Through all this, he still had staunch supporters. But critics cited rumors of racism and violence related to Bey, his organization and his ``family'' of young black men.

And since the elder Bey's death, some say the group has been deteriorating into a little more than a street gang suffering from an internal power struggle. Two heirs to Bey's leadership have been killed. The badly decomposed body of Waajid Aliawaad Bey, 51, was found in a shallow grave in the Oakland hills in 2004. He was the CEO of the bakery at the time.

Then Yusuf Bey's son Antar Bey, 23, was shot to death in 2005 in failed carjacking attempt at a gas station on Martin Luther King Jr. Way. And Bey's third successor, Yusuf Bey IV, 23 _ detained in Friday morning's raids _ has had numerous previous contacts with law enforcement. In a pending case, he is accused of leading a 2005 vandalism attack on two liquor stores in West Oakland. According to the charges, eyewitnesses identified Bey and others after viewing a security camera videotape that showed a group of men in black suits and bow ties smashing liquor cases and bottles of booze.
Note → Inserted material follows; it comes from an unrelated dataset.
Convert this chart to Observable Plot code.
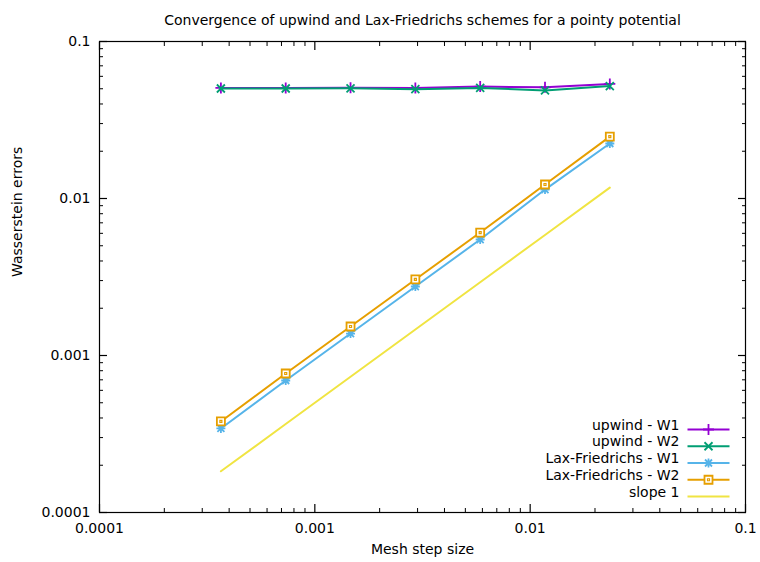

Police were told by store owners and employees that the vandals chastised clerks for selling alcohol to African Americans, which they said is against the tenets of their Muslim faith.

In addition, Bey IV was arrested in 2006 on assault charges in San Francisco after allegedly trying to run down three security guards with his car outside a nightclub. He has also missed several court dates.

Some say there is still good in the Muslim group, but that positive aspects of the elder Bey's legacy might be eclipsed by this current atmosphere of crime and violence.